• Entries shown:
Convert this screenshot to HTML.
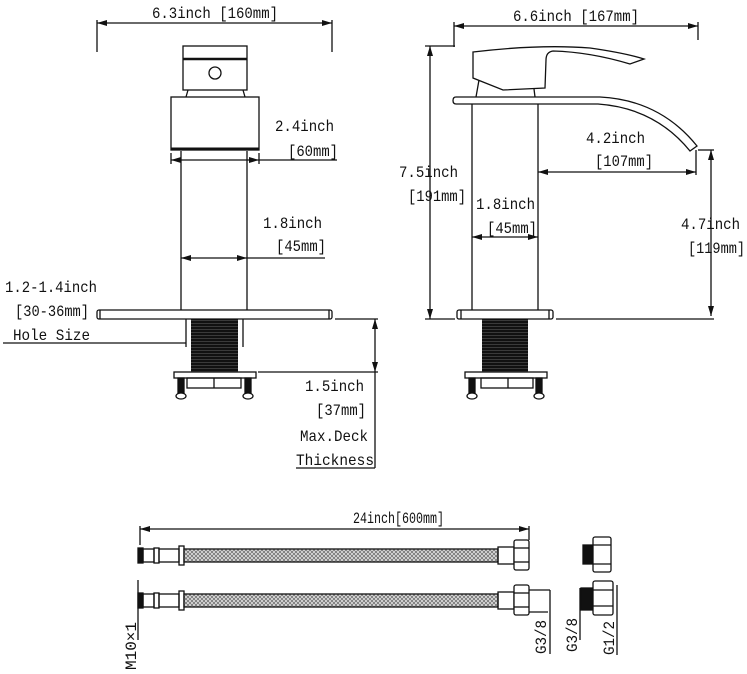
<!DOCTYPE html>
<html><head><meta charset="utf-8"><style>
html,body{margin:0;padding:0;background:#fff;}
svg{display:block;}
text{font-family:"Liberation Mono","DejaVu Sans Mono",monospace;font-size:16px;fill:#111;}
</style></head><body>
<svg width="747" height="674" viewBox="0 0 747 674" xmlns="http://www.w3.org/2000/svg">
<defs>
<marker id="a" viewBox="0 0 10 6" refX="10" refY="3" markerWidth="10" markerHeight="6" orient="auto-start-reverse" markerUnits="userSpaceOnUse"><path d="M0,0L10,3L0,6z" fill="#111"/></marker>
<pattern id="br" width="4" height="4" patternUnits="userSpaceOnUse"><rect width="4" height="4" fill="#ddd"/><path d="M0,4L4,0M0,0L4,4" stroke="#666" stroke-width="0.7"/></pattern>
<pattern id="th" width="4" height="3" patternUnits="userSpaceOnUse"><rect width="4" height="3" fill="#111"/><rect y="2" width="4" height="0.6" fill="#555"/></pattern>
</defs>
<g stroke="#111" stroke-width="1.3" fill="none">
<line x1="97" y1="20" x2="97" y2="52"/><line x1="332" y1="20" x2="332" y2="52"/>
<line x1="97" y1="23" x2="332" y2="23" marker-start="url(#a)" marker-end="url(#a)"/>
<rect x="183" y="46" width="64" height="44" fill="#fff"/>
<line x1="183" y1="59" x2="247" y2="59" stroke-width="2.5"/>
<circle cx="215" cy="73" r="6"/>
<path d="M188,90L186,97M243,90L245,97"/>
<rect x="171" y="97" width="88" height="53" fill="#fff"/>
<line x1="171" y1="149" x2="259" y2="149" stroke-width="3"/>
<line x1="171" y1="153" x2="171" y2="164"/><line x1="259" y1="153" x2="259" y2="164"/>
<line x1="171" y1="160" x2="259" y2="160" marker-start="url(#a)" marker-end="url(#a)"/>
<line x1="259" y1="160" x2="337" y2="160"/>
<line x1="181" y1="151" x2="181" y2="310"/><line x1="247" y1="151" x2="247" y2="310"/>
<line x1="181" y1="258" x2="247" y2="258" marker-start="url(#a)" marker-end="url(#a)"/>
<line x1="247" y1="258" x2="325" y2="258"/>
<rect x="97" y="310" width="235" height="9" rx="2" fill="#fff"/>
<line x1="100" y1="310" x2="100" y2="319"/><line x1="329" y1="310" x2="329" y2="319"/>
<rect x="191" y="319" width="47" height="53" fill="url(#th)" stroke="none"/>
<line x1="186" y1="319" x2="186" y2="347"/><line x1="243" y1="319" x2="243" y2="347"/>
<line x1="3" y1="343" x2="186" y2="343"/>
<rect x="174" y="372" width="82" height="6" fill="#fff"/>
<rect x="187" y="378" width="54" height="10"/><line x1="214" y1="378" x2="214" y2="388"/>
<rect x="178" y="378" width="6" height="16" fill="#111"/><rect x="245" y="378" width="6" height="16" fill="#111"/>
<ellipse cx="181" cy="396" rx="5" ry="3" fill="#fff"/><ellipse cx="248" cy="396" rx="5" ry="3" fill="#fff"/>
<line x1="335" y1="319" x2="378" y2="319"/><line x1="258" y1="372" x2="378" y2="372"/>
<line x1="375" y1="319" x2="375" y2="372" marker-start="url(#a)" marker-end="url(#a)"/>
<line x1="375" y1="372" x2="375" y2="468"/>
<line x1="296" y1="468" x2="375" y2="468"/>

<line x1="454" y1="22" x2="454" y2="47"/><line x1="698" y1="22" x2="698" y2="40"/>
<line x1="454" y1="26" x2="698" y2="26" marker-start="url(#a)" marker-end="url(#a)"/>
<line x1="425" y1="46" x2="455" y2="46"/><line x1="425" y1="319" x2="455" y2="319"/>
<line x1="430" y1="46" x2="430" y2="319" marker-start="url(#a)" marker-end="url(#a)"/>
<path d="M473,52Q540,44 590,48Q625,53 644,59L630,64Q590,52 553,51Q546,52 546,60L545,88L503,90L473,78Z" fill="#fff"/>
<path d="M479,80L476,97M534,89L535,97"/>
<path d="M456,97L600,97Q660,100 697,146L690,151Q655,108 598,104L456,104Q453,104 453,100.5Q453,97 456,97Z" fill="#fff"/>
<line x1="472" y1="104" x2="472" y2="310"/><line x1="538" y1="104" x2="538" y2="310"/>
<line x1="472" y1="237" x2="538" y2="237" marker-start="url(#a)" marker-end="url(#a)"/>
<line x1="538" y1="172" x2="696" y2="172" marker-start="url(#a)" marker-end="url(#a)"/>
<line x1="696" y1="150" x2="696" y2="175"/>
<line x1="698" y1="150" x2="714" y2="150"/>
<line x1="711" y1="150" x2="711" y2="316" marker-start="url(#a)" marker-end="url(#a)"/>
<line x1="556" y1="319" x2="714" y2="319"/>
<rect x="457" y="310" width="96" height="9" rx="2" fill="#fff"/>
<line x1="461" y1="310" x2="461" y2="319"/><line x1="549" y1="310" x2="549" y2="319"/>
<rect x="482" y="319" width="46" height="53" fill="url(#th)" stroke="none"/>
<rect x="465" y="372" width="82" height="6" fill="#fff"/>
<rect x="481" y="378" width="52" height="10"/><line x1="508" y1="378" x2="508" y2="388"/>
<rect x="469" y="378" width="6" height="16" fill="#111"/><rect x="536" y="378" width="6" height="16" fill="#111"/>
<ellipse cx="472" cy="396" rx="5" ry="3" fill="#fff"/><ellipse cx="539" cy="396" rx="5" ry="3" fill="#fff"/>

<line x1="140" y1="526" x2="140" y2="545"/><line x1="529" y1="526" x2="529" y2="540"/>
<line x1="140" y1="529" x2="529" y2="529" marker-start="url(#a)" marker-end="url(#a)"/>
<g id="h1">
<rect x="138" y="548" width="5" height="15" fill="#111"/>
<rect x="143" y="549" width="11" height="13"/><rect x="154" y="548" width="5" height="15"/><rect x="159" y="549" width="20" height="13"/>
<rect x="179" y="546" width="5" height="19"/>
<rect x="184" y="549" width="314" height="13" fill="url(#br)"/>
<rect x="498" y="547" width="16" height="17"/>
<rect x="514" y="540" width="15" height="30" rx="2" fill="#fff"/><line x1="514" y1="548" x2="529" y2="548"/><line x1="514" y1="562" x2="529" y2="562"/>
</g>
<use href="#h1" transform="translate(0,45)"/>
<line x1="529" y1="590" x2="550" y2="590"/><line x1="550" y1="590" x2="550" y2="654"/><line x1="529" y1="612" x2="548" y2="612"/>
<line x1="138" y1="580" x2="138" y2="640"/>
<rect x="583" y="545" width="10" height="19" fill="#111"/>
<rect x="593" y="537" width="18" height="35" rx="2" fill="#fff"/><line x1="593" y1="545" x2="611" y2="545"/><line x1="593" y1="564" x2="611" y2="564"/>
<rect x="581" y="588" width="12" height="22" fill="#111"/>
<rect x="593" y="581" width="20" height="34" rx="2" fill="#fff"/><line x1="593" y1="590" x2="613" y2="590"/><line x1="593" y1="606" x2="613" y2="606"/>
<line x1="580" y1="588" x2="580" y2="640"/><line x1="617" y1="585" x2="617" y2="655"/>
</g>
<g>
<text x="152" y="18" textLength="126" lengthAdjust="spacingAndGlyphs">6.3inch [160mm]</text>
<text x="275" y="131" textLength="59" lengthAdjust="spacingAndGlyphs">2.4inch</text><text x="288" y="156" textLength="50" lengthAdjust="spacingAndGlyphs">[60mm]</text>
<text x="263" y="228" textLength="59" lengthAdjust="spacingAndGlyphs">1.8inch</text><text x="276" y="251" textLength="50" lengthAdjust="spacingAndGlyphs">[45mm]</text>
<text x="5" y="292" textLength="92" lengthAdjust="spacingAndGlyphs">1.2-1.4inch</text><text x="15" y="316" textLength="74" lengthAdjust="spacingAndGlyphs">[30-36mm]</text><text x="13" y="340" textLength="77" lengthAdjust="spacingAndGlyphs">Hole Size</text>
<text x="305" y="391" textLength="59" lengthAdjust="spacingAndGlyphs">1.5inch</text><text x="316" y="415" textLength="50" lengthAdjust="spacingAndGlyphs">[37mm]</text><text x="300" y="441" textLength="68" lengthAdjust="spacingAndGlyphs">Max.Deck</text><text x="296" y="465" textLength="78" lengthAdjust="spacingAndGlyphs">Thickness</text>
<text x="513" y="21" textLength="126" lengthAdjust="spacingAndGlyphs">6.6inch [167mm]</text>
<text x="399" y="177" textLength="59" lengthAdjust="spacingAndGlyphs">7.5inch</text><text x="408" y="201" textLength="58" lengthAdjust="spacingAndGlyphs">[191mm]</text>
<text x="476" y="209" textLength="59" lengthAdjust="spacingAndGlyphs">1.8inch</text><text x="487" y="233" textLength="50" lengthAdjust="spacingAndGlyphs">[45mm]</text>
<text x="586" y="143" textLength="59" lengthAdjust="spacingAndGlyphs">4.2inch</text><text x="595" y="166" textLength="58" lengthAdjust="spacingAndGlyphs">[107mm]</text>
<text x="681" y="229" textLength="59" lengthAdjust="spacingAndGlyphs">4.7inch</text><text x="688" y="253" textLength="57" lengthAdjust="spacingAndGlyphs">[119mm]</text>
<text x="353" y="523" textLength="91" lengthAdjust="spacingAndGlyphs">24inch[600mm]</text>
<text transform="translate(136,670) rotate(-90)" textLength="48" lengthAdjust="spacingAndGlyphs">M10×1</text>
<text transform="translate(546,654) rotate(-90)" textLength="34" lengthAdjust="spacingAndGlyphs">G3/8</text>
<text transform="translate(577,652) rotate(-90)" textLength="34" lengthAdjust="spacingAndGlyphs">G3/8</text>
<text transform="translate(614,655) rotate(-90)" textLength="34" lengthAdjust="spacingAndGlyphs">G1/2</text>
</g>
</svg>
</body></html>
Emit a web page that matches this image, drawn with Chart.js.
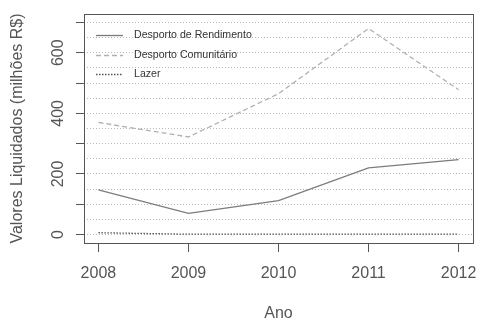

• Problem description:
Copy every line of the listing that includes the string "this".

• Final answer:
Convert this screenshot to HTML.
Emit a web page that matches this image, drawn with Chart.js.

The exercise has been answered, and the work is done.